### [What you should do]
Images should be left out, and everything else in the listing reproduced exactly.
── Records to process ──
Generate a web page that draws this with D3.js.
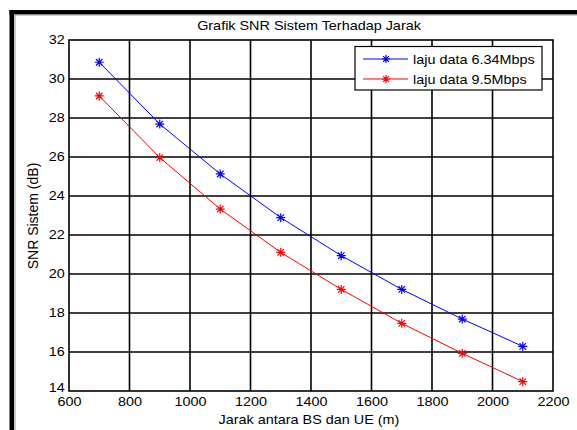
<!DOCTYPE html>
<html>
<head>
<meta charset="utf-8">
<script src="https://cdn.jsdelivr.net/npm/d3@7"></script>
<style>
  html, body { margin: 0; padding: 0; background: #fff; }
  svg { display: block; font-family: "Liberation Sans", Arial, sans-serif; }
</style>
</head>
<body>
<svg id="chart" width="577" height="430"></svg>
<script>
// Distance between BS and UE (m)
const distances = [700, 900, 1100, 1300, 1500, 1700, 1900, 2100];
// System SNR (dB) for each data rate
const snr634 = [30.86, 27.69, 25.13, 22.89, 20.94, 19.21, 17.69, 16.29];
const snr95  = [29.13, 25.97, 23.33, 21.11, 19.21, 17.47, 15.93, 14.48];
const seriesNames = ["laju data 6.34Mbps", "laju data 9.5Mbps"];
const seriesColors = ["#0000ff", "#ff0000"];
const xTicks = [600, 800, 1000, 1200, 1400, 1600, 1800, 2000, 2200];
const yTicks = [14, 16, 18, 20, 22, 24, 26, 28, 30, 32];

const svg = d3.select("#chart");
const plot = { left: 69, top: 40, right: 553, bottom: 391 };
const FS = 12;      // base font size
const SX = 1.2;     // horizontal text stretch

const x = d3.scaleLinear().domain([600, 2200]).range([plot.left, plot.right]);
const y = d3.scaleLinear().domain([14, 32]).range([plot.bottom, plot.top]);

// Horizontally stretched text label
function label(tx, ty, str, anchor) {
  return svg.append("text")
    .attr("transform", `translate(${tx},${ty}) scale(${SX},1)`)
    .attr("text-anchor", anchor || "start")
    .attr("font-size", FS).attr("fill", "#000").text(str);
}

// Figure frame (top and left edges)
svg.append("rect").attr("x", 9.5).attr("y", 10).attr("width", 567.5).attr("height", 4.5).attr("fill", "#000");
svg.append("rect").attr("x", 9.5).attr("y", 10).attr("width", 4.5).attr("height", 420).attr("fill", "#000");
svg.append("line").attr("x1", 14).attr("x2", 577).attr("y1", 15).attr("y2", 15).attr("stroke", "#999").attr("stroke-width", 1);
svg.append("line").attr("x1", 15).attr("x2", 15).attr("y1", 15).attr("y2", 430).attr("stroke", "#999").attr("stroke-width", 1);

// Grid
const grid = svg.append("g").attr("stroke", "#000").attr("stroke-width", 1.6);
grid.selectAll("line.gx").data(xTicks.slice(1, -1)).join("line")
  .attr("x1", d => x(d)).attr("x2", d => x(d))
  .attr("y1", plot.top).attr("y2", plot.bottom);
grid.selectAll("line.gy").data(yTicks.slice(1, -1)).join("line")
  .attr("y1", d => y(d)).attr("y2", d => y(d))
  .attr("x1", plot.left).attr("x2", plot.right);

// Axes box
svg.append("rect")
  .attr("x", plot.left).attr("y", plot.top)
  .attr("width", plot.right - plot.left).attr("height", plot.bottom - plot.top)
  .attr("fill", "none").attr("stroke", "#000").attr("stroke-width", 1.6);

// Tick labels via d3 axes
const xAxis = d3.axisBottom(x).tickValues(xTicks).tickSize(0).tickPadding(6).tickFormat(d3.format("d"));
const gx = svg.append("g").attr("transform", `translate(0,${plot.bottom})`).call(xAxis);
gx.select(".domain").remove();
gx.selectAll("text").attr("font-size", FS).attr("font-family", "Liberation Sans, Arial, sans-serif")
  .attr("fill", "#000").attr("transform", `scale(${SX},1)`);

const yAxis = d3.axisLeft(y).tickValues(yTicks).tickSize(0).tickPadding(3.5).tickFormat(d3.format("d"));
const gy = svg.append("g").attr("transform", `translate(${plot.left},0)`).call(yAxis);
gy.select(".domain").remove();
gy.selectAll("text").attr("font-size", FS).attr("font-family", "Liberation Sans, Arial, sans-serif")
  .attr("fill", "#000").attr("transform", `scale(${SX},1)`)
  .attr("dy", d => d === yTicks[0] ? "0.05em" : "0.32em");

// Asterisk marker path
function star(cx, cy, r) {
  const d = r * 0.72;
  return `M${cx - r},${cy}L${cx + r},${cy}M${cx},${cy - r}L${cx},${cy + r}` +
         `M${cx - d},${cy - d}L${cx + d},${cy + d}M${cx - d},${cy + d}L${cx + d},${cy - d}`;
}

const series = [snr634, snr95];
const line = d3.line().x((d, i) => x(distances[i])).y(d => y(d));
series.forEach((vals, k) => {
  const g = svg.append("g");
  g.append("path").attr("d", line(vals)).attr("fill", "none")
    .attr("stroke", seriesColors[k]).attr("stroke-width", 1);
  g.selectAll("path.m").data(vals).join("path").attr("class", "m")
    .attr("d", (d, i) => star(x(distances[i]), y(d), 4.5))
    .attr("stroke", seriesColors[k]).attr("stroke-width", 1.2).attr("fill", "none");
});

// Legend
svg.append("rect").attr("x", 355).attr("y", 46.5).attr("width", 187).attr("height", 43.5)
  .attr("fill", "#fff").attr("stroke", "#000").attr("stroke-width", 1.2);
seriesNames.forEach((name, k) => {
  const yy = 59 + k * 20;
  svg.append("line").attr("x1", 363).attr("x2", 408).attr("y1", yy).attr("y2", yy)
    .attr("stroke", seriesColors[k]).attr("stroke-width", 1);
  svg.append("path").attr("d", star(386, yy, 4)).attr("stroke", seriesColors[k])
    .attr("stroke-width", 1.2).attr("fill", "none");
  label(413, yy + 4.5, name);
});

// Title and axis labels
label(309, 29.5, "Grafik SNR Sistem Terhadap Jarak", "middle");
label(309, 423.5, "Jarak antara BS dan UE (m)", "middle");
svg.append("text").attr("transform", "translate(38,216) rotate(-90)").attr("text-anchor", "middle")
  .attr("font-size", 14).attr("fill", "#000").text("SNR Sistem (dB)");
</script>
</body>
</html>
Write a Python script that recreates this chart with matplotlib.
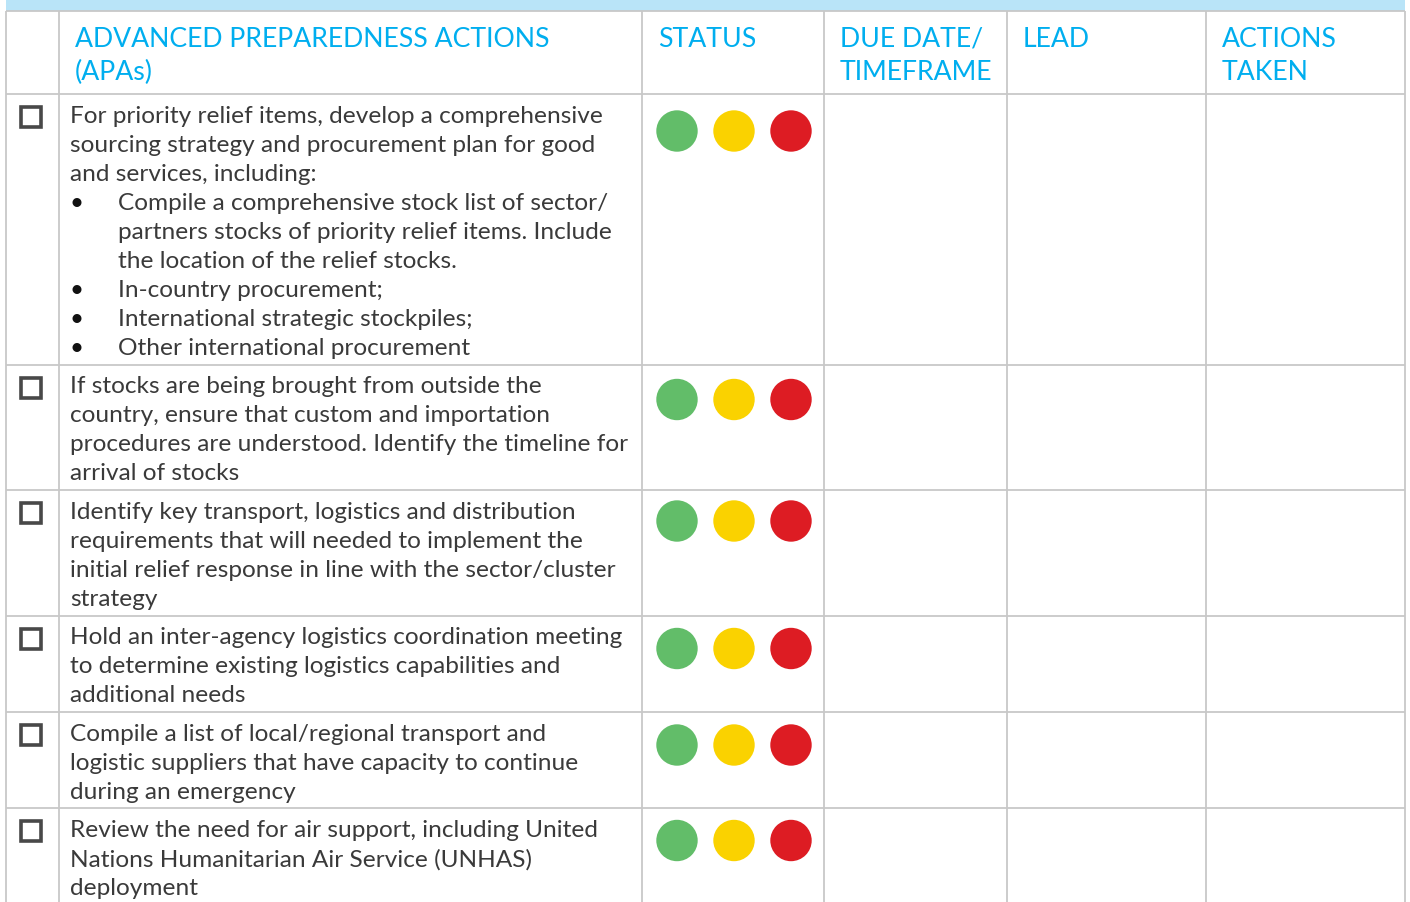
───
### [Problem solution]
Generate a web page that draws this with D3.js.
<!DOCTYPE html>
<html>
<head>
<meta charset="utf-8">
<script src="https://cdn.jsdelivr.net/npm/d3@7"></script>
<style>
  html, body { margin: 0; padding: 0; background: #fff; }
  svg { display: block; font-family: "Liberation Sans", Arial, sans-serif; }
</style>
</head>
<body>
<svg id="chart" width="577" height="430"></svg>
<script>
// Distance between BS and UE (m)
const distances = [700, 900, 1100, 1300, 1500, 1700, 1900, 2100];
// System SNR (dB) for each data rate
const snr634 = [30.86, 27.69, 25.13, 22.89, 20.94, 19.21, 17.69, 16.29];
const snr95  = [29.13, 25.97, 23.33, 21.11, 19.21, 17.47, 15.93, 14.48];
const seriesNames = ["laju data 6.34Mbps", "laju data 9.5Mbps"];
const seriesColors = ["#0000ff", "#ff0000"];
const xTicks = [600, 800, 1000, 1200, 1400, 1600, 1800, 2000, 2200];
const yTicks = [14, 16, 18, 20, 22, 24, 26, 28, 30, 32];

const svg = d3.select("#chart");
const plot = { left: 69, top: 40, right: 553, bottom: 391 };
const FS = 12;      // base font size
const SX = 1.2;     // horizontal text stretch

const x = d3.scaleLinear().domain([600, 2200]).range([plot.left, plot.right]);
const y = d3.scaleLinear().domain([14, 32]).range([plot.bottom, plot.top]);

// Horizontally stretched text label
function label(tx, ty, str, anchor) {
  return svg.append("text")
    .attr("transform", `translate(${tx},${ty}) scale(${SX},1)`)
    .attr("text-anchor", anchor || "start")
    .attr("font-size", FS).attr("fill", "#000").text(str);
}

// Figure frame (top and left edges)
svg.append("rect").attr("x", 9.5).attr("y", 10).attr("width", 567.5).attr("height", 4.5).attr("fill", "#000");
svg.append("rect").attr("x", 9.5).attr("y", 10).attr("width", 4.5).attr("height", 420).attr("fill", "#000");
svg.append("line").attr("x1", 14).attr("x2", 577).attr("y1", 15).attr("y2", 15).attr("stroke", "#999").attr("stroke-width", 1);
svg.append("line").attr("x1", 15).attr("x2", 15).attr("y1", 15).attr("y2", 430).attr("stroke", "#999").attr("stroke-width", 1);

// Grid
const grid = svg.append("g").attr("stroke", "#000").attr("stroke-width", 1.6);
grid.selectAll("line.gx").data(xTicks.slice(1, -1)).join("line")
  .attr("x1", d => x(d)).attr("x2", d => x(d))
  .attr("y1", plot.top).attr("y2", plot.bottom);
grid.selectAll("line.gy").data(yTicks.slice(1, -1)).join("line")
  .attr("y1", d => y(d)).attr("y2", d => y(d))
  .attr("x1", plot.left).attr("x2", plot.right);

// Axes box
svg.append("rect")
  .attr("x", plot.left).attr("y", plot.top)
  .attr("width", plot.right - plot.left).attr("height", plot.bottom - plot.top)
  .attr("fill", "none").attr("stroke", "#000").attr("stroke-width", 1.6);

// Tick labels via d3 axes
const xAxis = d3.axisBottom(x).tickValues(xTicks).tickSize(0).tickPadding(6).tickFormat(d3.format("d"));
const gx = svg.append("g").attr("transform", `translate(0,${plot.bottom})`).call(xAxis);
gx.select(".domain").remove();
gx.selectAll("text").attr("font-size", FS).attr("font-family", "Liberation Sans, Arial, sans-serif")
  .attr("fill", "#000").attr("transform", `scale(${SX},1)`);

const yAxis = d3.axisLeft(y).tickValues(yTicks).tickSize(0).tickPadding(3.5).tickFormat(d3.format("d"));
const gy = svg.append("g").attr("transform", `translate(${plot.left},0)`).call(yAxis);
gy.select(".domain").remove();
gy.selectAll("text").attr("font-size", FS).attr("font-family", "Liberation Sans, Arial, sans-serif")
  .attr("fill", "#000").attr("transform", `scale(${SX},1)`)
  .attr("dy", d => d === yTicks[0] ? "0.05em" : "0.32em");

// Asterisk marker path
function star(cx, cy, r) {
  const d = r * 0.72;
  return `M${cx - r},${cy}L${cx + r},${cy}M${cx},${cy - r}L${cx},${cy + r}` +
         `M${cx - d},${cy - d}L${cx + d},${cy + d}M${cx - d},${cy + d}L${cx + d},${cy - d}`;
}

const series = [snr634, snr95];
const line = d3.line().x((d, i) => x(distances[i])).y(d => y(d));
series.forEach((vals, k) => {
  const g = svg.append("g");
  g.append("path").attr("d", line(vals)).attr("fill", "none")
    .attr("stroke", seriesColors[k]).attr("stroke-width", 1);
  g.selectAll("path.m").data(vals).join("path").attr("class", "m")
    .attr("d", (d, i) => star(x(distances[i]), y(d), 4.5))
    .attr("stroke", seriesColors[k]).attr("stroke-width", 1.2).attr("fill", "none");
});

// Legend
svg.append("rect").attr("x", 355).attr("y", 46.5).attr("width", 187).attr("height", 43.5)
  .attr("fill", "#fff").attr("stroke", "#000").attr("stroke-width", 1.2);
seriesNames.forEach((name, k) => {
  const yy = 59 + k * 20;
  svg.append("line").attr("x1", 363).attr("x2", 408).attr("y1", yy).attr("y2", yy)
    .attr("stroke", seriesColors[k]).attr("stroke-width", 1);
  svg.append("path").attr("d", star(386, yy, 4)).attr("stroke", seriesColors[k])
    .attr("stroke-width", 1.2).attr("fill", "none");
  label(413, yy + 4.5, name);
});

// Title and axis labels
label(309, 29.5, "Grafik SNR Sistem Terhadap Jarak", "middle");
label(309, 423.5, "Jarak antara BS dan UE (m)", "middle");
svg.append("text").attr("transform", "translate(38,216) rotate(-90)").attr("text-anchor", "middle")
  .attr("font-size", 14).attr("fill", "#000").text("SNR Sistem (dB)");
</script>
</body>
</html>
Write a Python script that recreates this chart with matplotlib.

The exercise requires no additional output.